Senate farm bill designed to clear 60-vote hurdle

Roughly 16 months ago, at their first hearing for the 2018 farm bill, Senate Agriculture chairman Pat Roberts and Sen. Debbie Stabenow agreed to write a bipartisan bill that would be enacted on time, a seemingly simple goal that has eluded Congress repeatedly. With a committee vote set for Wednesday on their 1,006-page bill, the two committee leaders say they are on the verge of a major bipartisan victory.

“We made a commitment to make tough choices and produce a good, bipartisan farm bill,” said Roberts in a joint statement with Stabenow. The no-drama bill tweaks crop subsidy programs, allows a 1-million-acre increase in the land-idling Conservation Reserve, and continues SNAP in its current form, with some changes to improve administrative efficiency. Where House Republicans decided to write welfare reform into their farm bill with expanded and tougher work requirements for food stamps, Roberts and Stabenow carried through on promises to forego radical changes to SNAP.

Aides said the committee leaders focused from the start on legislation that would set good policy and be broadly supported. Roberts and Stabenow were very aware of Senate dynamics and that they need 60 votes “to get a bill across the Senate floor,” said a staff member who spoke on condition of anonymity. Republicans have a 51-49 majority in the Senate but a 60-vote majority is needed to prevent a filibuster.

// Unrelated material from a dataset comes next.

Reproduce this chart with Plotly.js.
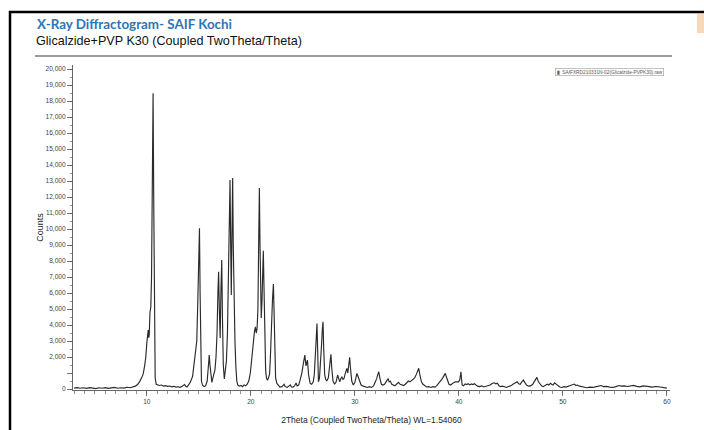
<!DOCTYPE html>
<html>
<head>
<meta charset="utf-8">
<script src="https://cdn.plot.ly/plotly-3.0.1.min.js"></script>
<style>
  html, body { margin: 0; padding: 0; background: #fff; }
  #chart { width: 704px; height: 430px; }
</style>
</head>
<body>
<div id="chart"></div>
<script>
// ---- Data (2Theta in degrees, intensity in counts) ----
// Region 1: 3 – 13.9 deg
const theta1 = [3.0, 3.3, 3.6, 3.9, 4.2, 4.5, 4.8, 5.1, 5.4, 5.7, 6.0, 6.3, 6.6, 6.9, 7.2, 7.5, 7.8, 8.1, 8.4, 8.7, 8.9,
  9.1, 9.3, 9.5, 9.65, 9.8, 9.9, 10.0, 10.08, 10.13, 10.18, 10.23, 10.3, 10.38, 10.45, 10.52, 10.6, 10.66, 10.72, 10.8, 10.9,
  11.0, 11.2, 11.4, 11.6, 11.8, 12.0, 12.2, 12.4, 12.6, 12.8, 13.0, 13.2, 13.4, 13.55, 13.63, 13.72, 13.85];
const counts1 = [60, 90, 50, 80, 40, 90, 60, 30, 80, 50, 90, 40, 70, 100, 50, 80, 60, 110, 80, 140, 180,
  280, 450, 700, 950, 1500, 2000, 2900, 3500, 3690, 3200, 3400, 4800, 5100, 7000, 12000, 18480, 12000, 4000, 700, 300,
  260, 220, 250, 180, 210, 170, 190, 140, 170, 120, 140, 110, 170, 250, 280, 180, 130];

// Region 2: 14 – 22.9 deg
const theta2 = [14.0, 14.2, 14.4, 14.55, 14.7, 14.8, 14.9, 14.97, 15.06, 15.12, 15.18, 15.25, 15.35, 15.5, 15.65, 15.8, 15.9,
  16.0, 16.07, 16.15, 16.25, 16.35, 16.45, 16.55, 16.65, 16.75, 16.83, 16.9, 16.97, 17.05, 17.12, 17.2, 17.27, 17.35, 17.45,
  17.55, 17.65, 17.75, 17.85, 17.93, 18.0, 18.06, 18.12, 18.18, 18.25, 18.31, 18.38, 18.47, 18.55, 18.65, 18.75, 18.9,
  19.05, 19.2, 19.35, 19.5, 19.65, 19.8, 19.95, 20.05, 20.15, 20.25, 20.35, 20.44, 20.52, 20.6, 20.68, 20.75, 20.82, 20.88,
  20.95, 21.0, 21.07, 21.14, 21.2, 21.26, 21.33, 21.42, 21.5, 21.6, 21.7, 21.8, 21.88, 21.95, 22.0, 22.08, 22.17, 22.23,
  22.3, 22.38, 22.5, 22.65, 22.8];
const counts2 = [250, 450, 800, 1500, 2300, 3000, 5500, 8500, 10040, 6000, 2000, 500, 250, 150, 200, 500, 1300,
  2125, 1500, 700, 420, 700, 930, 1200, 2000, 3500, 6000, 7330, 5000, 3190, 6000, 8060, 4500, 1500, 630,
  1200, 1760, 3500, 7000, 11000, 13060, 9000, 5875, 9500, 13190, 9000, 4500, 3060, 1500, 500, 250, 180,
  220, 150, 260, 200, 300, 500, 1000, 1700, 2400, 3000, 3600, 3890, 3500, 3800, 5000, 9000, 12560, 9000,
  5500, 4440, 5500, 7500, 8640, 6500, 3500, 1200, 700, 550, 700, 930, 2000, 3800, 5250, 5600, 6560, 4500,
  1800, 700, 350, 200, 120];

// Region 3: 23 – 36.9 deg
const theta3 = [23.0, 23.1, 23.2, 23.3, 23.5, 23.65, 23.8, 23.9, 24.05, 24.2, 24.35, 24.45, 24.6, 24.75, 24.9, 25.05, 25.19,
  25.3, 25.44, 25.55, 25.7, 25.85, 26.0, 26.1, 26.2, 26.3, 26.36, 26.42, 26.5, 26.6, 26.7, 26.8, 26.88, 26.94, 27.0, 27.1,
  27.2, 27.3, 27.45, 27.55, 27.65, 27.7, 27.78, 27.9, 28.05, 28.2, 28.34, 28.45, 28.55, 28.65, 28.75, 28.85, 28.95, 29.05,
  29.15, 29.23, 29.32, 29.42, 29.5, 29.58, 29.7, 29.85, 30.0, 30.1, 30.2, 30.3, 30.45, 30.6, 30.8, 31.0, 31.2, 31.4, 31.6,
  31.8, 31.95, 32.1, 32.2, 32.3, 32.4, 32.55, 32.7, 32.85, 33.0, 33.1, 33.2, 33.3, 33.4, 33.55, 33.7, 33.85, 34.0, 34.2,
  34.35, 34.5, 34.7, 34.85, 35.0, 35.15, 35.3, 35.45, 35.6, 35.75, 35.9, 36.05, 36.14, 36.25, 36.4, 36.55, 36.7, 36.9];
const counts3 = [150, 250, 300, 150, 100, 180, 260, 130, 120, 200, 380, 200, 250, 600, 1000, 1600, 2125,
  1450, 1810, 900, 350, 300, 450, 900, 2000, 3500, 4100, 2500, 450, 700, 1500, 2800, 3800, 4200, 2600, 900,
  600, 500, 700, 1300, 2000, 2170, 1300, 500, 300, 450, 875, 600, 450, 650, 770, 600, 650, 900,
  1100, 1290, 1000, 1500, 1980, 1300, 500, 250, 400, 700, 980, 800, 450, 250, 180, 120, 100, 150, 100,
  200, 400, 650, 900, 1080, 700, 300, 250, 300, 450, 550, 650, 450, 500, 300, 250, 200, 300, 420,
  300, 250, 220, 300, 420, 500, 450, 550, 650, 700, 900, 1200, 1300, 900, 450, 300, 200, 130];

// Region 4: 37 – 60 deg
const theta4 = [37.1, 37.3, 37.5, 37.7, 37.85, 38.0, 38.15, 38.3, 38.45, 38.6, 38.7, 38.8, 38.9, 39.05, 39.2, 39.35, 39.5,
  39.65, 39.8, 39.95, 40.08, 40.15, 40.2, 40.26, 40.32, 40.45, 40.6, 40.75, 40.9, 41.05, 41.2, 41.35, 41.5, 41.65, 41.8,
  42.0, 42.2, 42.4, 42.6, 42.8, 43.0, 43.2, 43.4, 43.55, 43.7, 43.85, 44.0, 44.2, 44.4, 44.6, 44.8, 45.0, 45.2, 45.4, 45.6,
  45.75, 45.9, 46.05, 46.2, 46.35, 46.5, 46.7, 46.9, 47.1, 47.3, 47.5, 47.65, 47.8, 47.95, 48.1, 48.3, 48.5, 48.65, 48.8,
  48.95, 49.05, 49.2, 49.35, 49.5, 49.7, 49.9, 50.1, 50.3, 50.5, 50.7, 50.9, 51.1, 51.25, 51.4, 51.6, 51.8, 52.0, 52.3,
  52.6, 52.9, 53.2, 53.5, 53.7, 53.9, 54.2, 54.5, 54.8, 55.1, 55.4, 55.6, 55.9, 56.2, 56.5, 56.8, 57.1, 57.4, 57.7, 58.0,
  58.3, 58.6, 58.9, 59.2, 59.5, 59.8, 60.0];
const counts4 = [150, 100, 150, 120, 200, 300, 450, 550, 700, 900, 980, 750, 500, 300, 250, 350, 400,
  450, 460, 450, 550, 800, 1080, 600, 250, 200, 320, 280, 330, 260, 320, 280, 330, 250, 180,
  150, 200, 130, 160, 220, 250, 350, 390, 330, 360, 200, 150, 180, 120, 100, 170, 200, 300, 380, 450,
  330, 300, 450, 560, 400, 250, 180, 200, 300, 500, 730, 450, 300, 200, 150, 200, 300, 250, 360,
  280, 250, 390, 300, 200, 130, 100, 150, 120, 160, 200, 250, 310, 220, 250, 180, 150, 120, 80,
  120, 100, 150, 180, 220, 150, 170, 120, 100, 150, 220, 180, 200, 160, 200, 230, 170, 140, 200, 190,
  150, 120, 160, 140, 100, 80, 60];

// Axis ticks
const yTickVals = [0, 1000, 2000, 3000, 4000, 5000, 6000, 7000, 8000, 9000, 10000, 11000, 12000, 13000, 14000, 15000, 16000, 17000, 18000, 19000, 20000];
const yTickText = ['0', '', '2,000', '3,000', '4,000', '5,000', '6,000', '7,000', '8,000', '9,000', '10,000', '11,000', '12,000', '13,000', '14,000', '15,000', '16,000', '17,000', '18,000', '19,000', '20,000'];
const xTickVals = [10, 20, 30, 40, 50, 60];

const mainTitle = 'X-Ray Diffractogram- SAIF Kochi';
const subTitle = 'Glicalzide+PVP K30 (Coupled TwoTheta/Theta)';
const legendLabel = 'SAIFXRD210331N-02(Glicalzide-PVPK30).raw';

const twoTheta = theta1.concat(theta2, theta3, theta4);
const counts = counts1.concat(counts2, counts3, counts4);

// ---- Plot geometry helpers (pixel -> paper) ----
const W = 704, H = 430;
const M = { l: 73, r: 34, t: 65, b: 40 };
const pw = W - M.l - M.r, ph = H - M.t - M.b;
const px = x => (x - M.l) / pw;
const py = y => (H - M.b - y) / ph;

const trace = {
  x: twoTheta,
  y: counts,
  type: 'scatter',
  mode: 'lines',
  line: { color: '#2a2a2a', width: 1.15 },
  showlegend: false,
  hoverinfo: 'x+y'
};

const axisFont = { family: 'Liberation Sans, Arial, sans-serif', size: 6.6, color: '#444' };

const layout = {
  width: W,
  height: H,
  margin: M,
  paper_bgcolor: '#ffffff',
  plot_bgcolor: '#ffffff',
  showlegend: false,
  xaxis: {
    range: [2.9, 60.3],
    tickmode: 'array',
    tickvals: xTickVals,
    ticktext: xTickVals.map(String),
    ticks: 'outside',
    ticklen: 5,
    tickwidth: 0.8,
    tickcolor: '#555',
    minor: { tickmode: 'linear', tick0: 0, dtick: 1, ticks: 'outside', ticklen: 2.5, tickcolor: '#666', tickwidth: 0.7 },
    showline: true,
    linecolor: '#666',
    linewidth: 1,
    showgrid: false,
    zeroline: false,
    tickfont: axisFont,
    title: { text: '2Theta (Coupled TwoTheta/Theta) WL=1.54060', font: { family: 'Liberation Sans, Arial, sans-serif', size: 8.5, color: '#222' }, standoff: 13 }
  },
  yaxis: {
    range: [-60, 20250],
    tickmode: 'array',
    tickvals: yTickVals,
    ticktext: yTickText,
    ticks: 'outside',
    ticklen: 5,
    tickwidth: 0.8,
    tickcolor: '#555',
    minor: { tickmode: 'linear', tick0: 0, dtick: 500, ticks: 'outside', ticklen: 2.5, tickcolor: '#666', tickwidth: 0.7 },
    showline: true,
    linecolor: '#666',
    linewidth: 1,
    showgrid: false,
    zeroline: false,
    tickfont: axisFont,
    title: { text: 'Counts', font: { family: 'Liberation Sans, Arial, sans-serif', size: 9, color: '#222' }, standoff: 0 }
  },
  shapes: [
    // picture frame (left and top)
    { type: 'line', xref: 'paper', yref: 'paper', x0: px(10), x1: px(10), y0: py(11), y1: py(431), line: { color: '#000', width: 2.5 } },
    { type: 'line', xref: 'paper', yref: 'paper', x0: px(9), x1: px(704), y0: py(12), y1: py(12), line: { color: '#000', width: 2.5 } },
    // rule below the subtitle
    { type: 'line', xref: 'paper', yref: 'paper', x0: px(35), x1: px(672), y0: py(56), y1: py(56), line: { color: '#7a7a7a', width: 1.5 } },
    // orange smudge at top right edge
    { type: 'rect', xref: 'paper', yref: 'paper', x0: px(697), x1: px(704), y0: py(14), y1: py(33), line: { width: 0 }, fillcolor: 'rgba(245,190,140,0.6)' }
  ],
  annotations: [
    { text: '<b>' + mainTitle + '</b>', xref: 'paper', yref: 'paper', x: px(35), y: py(24), xanchor: 'left', yanchor: 'middle', showarrow: false,
      font: { family: 'Lato, Open Sans, sans-serif', size: 13.4, color: '#2e75b6' } },
    { text: subTitle, xref: 'paper', yref: 'paper', x: px(34), y: py(41.5), xanchor: 'left', yanchor: 'middle', showarrow: false,
      font: { family: 'Liberation Sans, Arial, sans-serif', size: 12.6, color: '#111' } },
    { text: '<b>▮</b>  ' + legendLabel, xref: 'paper', yref: 'paper', x: px(609), y: py(72), xanchor: 'center', yanchor: 'middle', showarrow: false,
      font: { family: 'Liberation Sans, Arial, sans-serif', size: 4.8, color: '#555' },
      bordercolor: '#999', borderwidth: 0.6, borderpad: 1, bgcolor: '#fff' }
  ]
};

Plotly.newPlot('chart', [trace], layout, { displayModeBar: false, staticPlot: true });
</script>
</body>
</html>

SNAP dominated attention in the House, although fiscal hawks and reformers criticized the House bill for relaxing farm payment limits. The House rejected the farm bill on May 18, but GOP leaders are expected to try to revive it by June 22.

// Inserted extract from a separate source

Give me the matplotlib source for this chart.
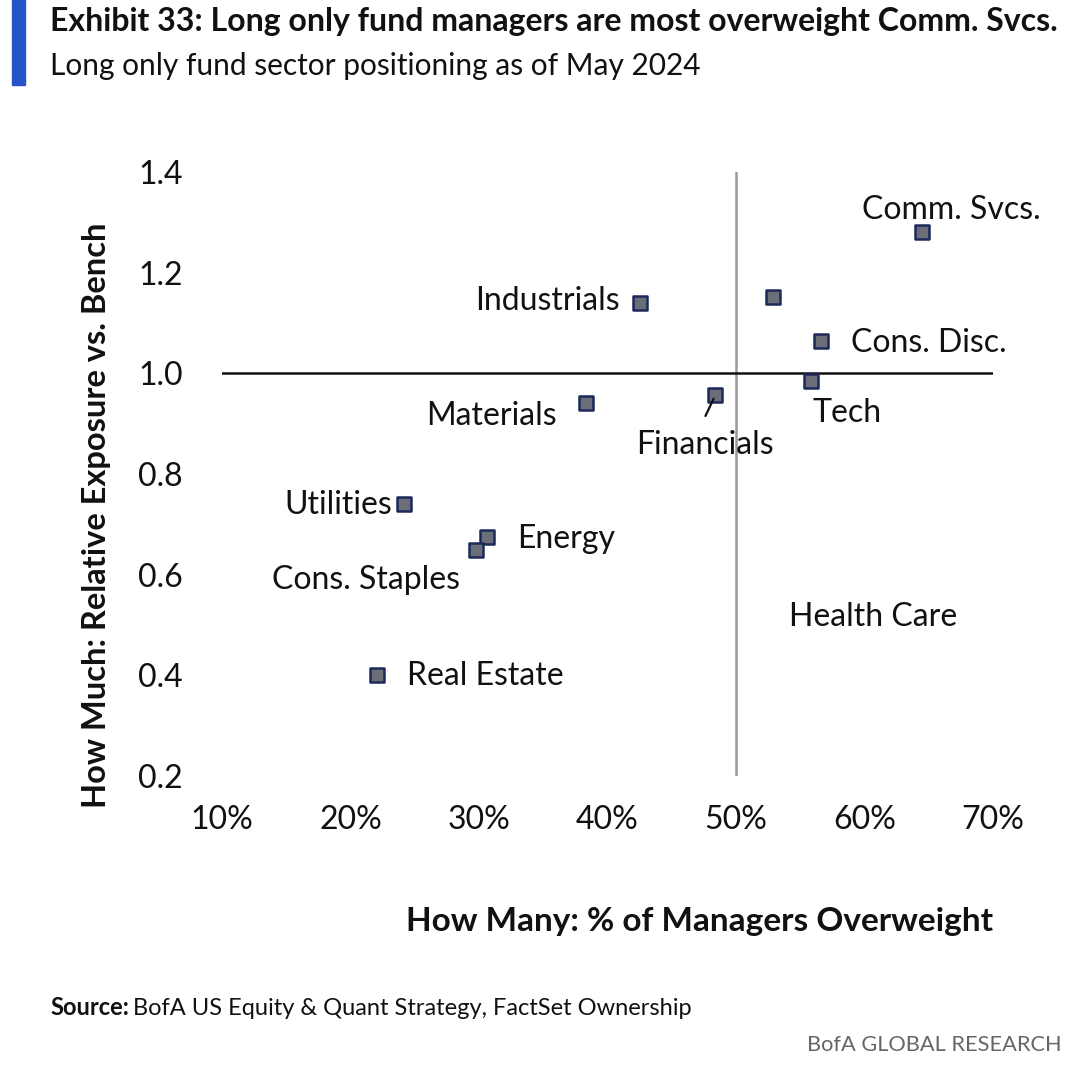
import matplotlib.pyplot as plt
from matplotlib.ticker import FuncFormatter

# sector positioning data
sectors = ['Comm. Svcs.', 'Health Care', 'Cons. Disc.', 'Tech', 'Industrials', 'Financials',
           'Materials', 'Utilities', 'Energy', 'Cons. Staples', 'Real Estate']
pct_overweight = [64.5, 52.9, 56.6, 55.8, 42.5, 48.4, 38.3, 24.2, 30.6, 29.8, 22.1]
rel_exposure = [1.28, 1.152, 1.065, 0.985, 1.14, 0.957, 0.942, 0.741, 0.675, 0.649, 0.40]

# label offsets in pixels (dx, dy, ha)
label_pos = {
    'Comm. Svcs.':   (-60, 22, 'left'),
    'Health Care':   (16, -320, 'left'),
    'Cons. Disc.':   (30, -2, 'left'),
    'Tech':          (2, -32, 'left'),
    'Industrials':   (-20, 2, 'right'),
    'Financials':    (-11, -50, 'center'),
    'Materials':     (-29, -13, 'right'),
    'Utilities':     (-12, -1, 'right'),
    'Energy':        (30, -2, 'left'),
    'Cons. Staples': (-16, -30, 'right'),
    'Real Estate':   (30, -1, 'left'),
}

NARROW = ['Liberation Sans Narrow', 'Lato', 'DejaVu Sans']
INK = '#111111'
NAVY = '#1C2A5A'
FILL = '#6B6E78'
BLUE = '#2554C7'

fig = plt.figure(figsize=(10.8, 10.74), dpi=100)
ax = fig.add_axes([222/1080, 1 - 776/1074, (993-222)/1080, (776-172)/1074])

ax.set_xlim(10, 70)
ax.set_ylim(0.2, 1.4)
for s in ax.spines.values():
    s.set_visible(False)

ax.axvline(50, color='#9A9A9A', lw=1.8, zorder=1)
ax.axhline(1.0, color='#111111', lw=1.8, zorder=1)

ax.scatter(pct_overweight, rel_exposure, marker='s', s=95, color=FILL,
           edgecolors=NAVY, linewidths=1.8, zorder=3)

for name, x, y in zip(sectors, pct_overweight, rel_exposure):
    dx, dy, ha = label_pos[name]
    ax.annotate(name, (x, y), xytext=(dx, dy), textcoords='offset pixels',
                ha=ha, va='center', fontsize=23, color=INK, family=NARROW)

# leader line for Financials
fi = sectors.index('Financials')
ax.annotate('', (pct_overweight[fi], rel_exposure[fi]), xytext=(-10, -21),
            textcoords='offset pixels',
            arrowprops=dict(arrowstyle='-', color=INK, lw=1.6, shrinkA=0, shrinkB=3))

ax.set_xticks([10, 20, 30, 40, 50, 60, 70])
ax.set_yticks([0.2, 0.4, 0.6, 0.8, 1.0, 1.2, 1.4])
ax.xaxis.set_major_formatter(FuncFormatter(lambda v, p: f'{v:.0f}%'))
ax.yaxis.set_major_formatter(FuncFormatter(lambda v, p: f'{v:.1f}'))
ax.tick_params(length=0, labelsize=23, colors=INK)
ax.tick_params(axis='y', pad=28)
ax.tick_params(axis='x', pad=21)
for lbl in ax.get_xticklabels() + ax.get_yticklabels():
    lbl.set_family(NARROW)

# axis titles
fig.text(97/1080, 1 - 515/1074, 'How Much: Relative Exposure vs. Bench', rotation=90,
         ha='center', va='center', fontsize=23.5, fontweight='bold', color=INK, family=NARROW)
fig.text(993/1080, 1 - 922/1074, 'How Many: % of Managers Overweight',
         ha='right', va='center', fontsize=24, fontweight='bold', color=INK, family=NARROW)

# header
fig.patches.append(plt.Rectangle((12/1080, 1 - 85/1074), 13/1080, 85/1074,
                                 transform=fig.transFigure, color=BLUE, zorder=5))
fig.text(50/1080, 1 - 22/1074, 'Exhibit 33: Long only fund managers are most overweight Comm. Svcs.',
         ha='left', va='center', fontsize=23, fontweight='bold', color=INK, family=NARROW)
fig.text(50/1080, 1 - 66/1074, 'Long only fund sector positioning as of May 2024',
         ha='left', va='center', fontsize=21.5, color=INK, family=NARROW)

# footer
src = fig.text(50/1080, 1 - 1015/1074, 'Source:', ha='left', va='baseline', fontsize=17,
               fontweight='bold', color=INK, family=NARROW)
fig.canvas.draw()
bb = src.get_window_extent()
fig.text(bb.x1/1080 + 4/1080, 1 - 1015/1074, 'BofA US Equity & Quant Strategy, FactSet Ownership',
         ha='left', va='baseline', fontsize=17, color=INK, family=NARROW)
fig.text(1062/1080, 1 - 1045/1074, 'BofA GLOBAL RESEARCH', ha='right', va='center',
         fontsize=15.7, color='#666666', family=NARROW)

fig.savefig('out.png', dpi=100, facecolor='white')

The two largest U.S. farm groups, in calling for quick action on the Senate bill, pointed to the downturn in commodity prices, the drought in the central and southern Plains, and the trade turmoil that threatens $20 billion in annual farm exports. The American Farm Bureau Federation said, “policy certainty and vital risk protection tools” are needed more than ever. The National Farmers Union said, “significant improvements” are needed in the farm safety net. The Roberts-Stabenow bill extends the crop-subsidy programs now in place for the 2019-23 crop years, with no change in support prices. Grain, cotton and soybean growers will have a one-time choice to enroll in the insurance-like Agriculture Risk Coverage (ARC) subsidy or the traditionally designed Price Loss Coverage (PLC) subsidy. Analysts expect many producers would switch to PLC because it sets a price floor.

Forty percent of producers polled by Purdue said the 2014 farm law was “not effective” in providing a financial safety net. The farm law scored similar poor marks in 2016 and 2017. In the latest polling, conducted for Purdue’s monthly Ag Economy Barometer, 25 percent of respondents rated the 2014 law as effective and 36 percent graded it as neutral.

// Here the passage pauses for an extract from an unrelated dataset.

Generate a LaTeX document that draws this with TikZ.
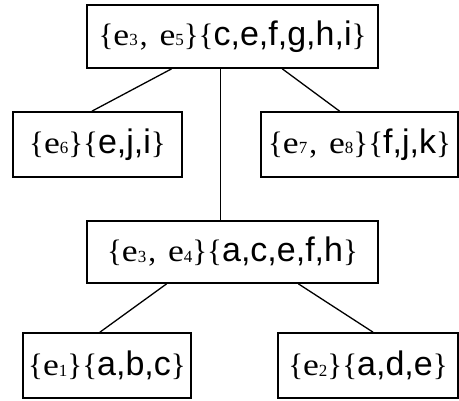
\documentclass[tikz,border=0pt]{standalone}
\usepackage{graphicx}
\usepackage{fontspec}
\setmainfont{Liberation Serif}
\newfontfamily\lsans{Liberation Sans}
\usetikzlibrary{calc}
\newcommand{\ee}[1]{\scalebox{1.15}[1]{e}\raisebox{-0.5pt}{\fontsize{17}{17}\selectfont #1}}
\newcommand{\lt}[1]{{\lsans\fontsize{34}{38}\selectfont #1}}
\newcommand{\cm}{\kern2pt,\kern12pt}
\tikzset{
  box/.style={draw, line width=1.6pt, inner sep=0pt, font=\fontsize{31}{36}\selectfont},
  link/.style={line width=1.3pt}
}
\begin{document}
\begin{tikzpicture}[x=1pt,y=-1pt]
\useasboundingbox (0,0) rectangle (459,400);
\node[box, minimum width=291pt, minimum height=63pt] (top) at (232.5,36.5) {\{\ee{3}\cm\ee{5}\}\{\lt{c,e,f,g,h,i}\}};
\node[box, minimum width=169pt, minimum height=65pt] (ml) at (97.5,144.5) {\{\ee{6}\}\{\lt{e,j,i}\}};
\node[box, minimum width=197pt, minimum height=65pt] (mr) at (359.5,144.5) {\{\ee{7}\cm\ee{8}\}\{\lt{f,j,k}\}};
\node[box, minimum width=291pt, minimum height=62pt] (mid) at (232.5,252) {\{\ee{3}\cm\ee{4}\}\{\lt{a,c,e,f,h}\}};
\node[box, minimum width=168pt, minimum height=65pt] (bl) at (107,365.5) {\{\ee{1}\}\{\lt{a,b,c}\}};
\node[box, minimum width=180pt, minimum height=65pt] (br) at (368,365.5) {\{\ee{2}\}\{\lt{a,d,e}\}};
\draw[link] ($(top.south west)!0.292!(top.south east)$) -- ($(ml.north west)!0.467!(ml.north east)$);
\draw[link] ($(top.south west)!0.46!(top.south east)$) -- ($(mid.north west)!0.46!(mid.north east)$);
\draw[link] ($(top.south west)!0.67!(top.south east)$) -- ($(mr.north west)!0.40!(mr.north east)$);
\draw[link] ($(mid.south west)!0.275!(mid.south east)$) -- ($(bl.north west)!0.458!(bl.north east)$);
\draw[link] ($(mid.south west)!0.725!(mid.south east)$) -- ($(br.north west)!0.528!(br.north east)$);
\end{tikzpicture}
\end{document}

Two-thirds of respondents who purchased crop insurance this year said the federally subsidized program is effective — a far better score than the traditional farm program. Some 17 percent said it was not effective and another 17 percent rated it neutral. When asked what they would do if they had to pay 50 percent more for coverage, 26 percent said they would not buy crop insurance and 54 percent said they would change coverage levels or switch to a different policy. Twenty percent said they would not change coverage. At present, the government pays 62 cents of each $1 in premium.

Anti-hunger groups applauded the Roberts-Stabenow bill for keeping SNAP in its current form, although with some revisions. “Throughout SNAP’s history, policymakers have made most reforms and program improvements on a bipartisan basis,” said Rob Greenstein, head of the think tank Center on Budget and Policy Priorities. “This proposal stands squarely within that tradition.” The Food Research and Action Center said the bill was “a clear acknowledgement of the harm hunger and poverty cause to children, seniors, people with disabilities and struggling workers.”

The Roberts-Stabenow bill ignores Trump administration proposals to shut down the Food for Peace program and would countermand Agriculture Secretary Sonny Perdue’s redesign of USDA by recreating the post of undersecretary for rural development. Perdue eliminated that post when he established the office of undersecretary for trade. The Senate bill supports some other Perdue ideas for redrawing USDA’s organizational chart.

The bill also would legalize hemp an allow states to regulate it as an industrial crop, used in products from clothing to health foods and body care.

New York Sen. Kirsten Gillibrand reportedly pressed over the weekend for additional aid for dairy farmers above the $100 million provided in the bill. Iowa Sen. Chuck Grassley is a longtime proponent of stricter farm-subsidy rules, but the Roberts-Stabenow bill did not include his proposal for a $125,000 “hard” cap on annual subsidies per person and restricting payments to farmers, their spouses and one manager per farm. However, the bill would lower ceiling for eligibility for payments from $900,000 in annual adjusted gross income to $700,00.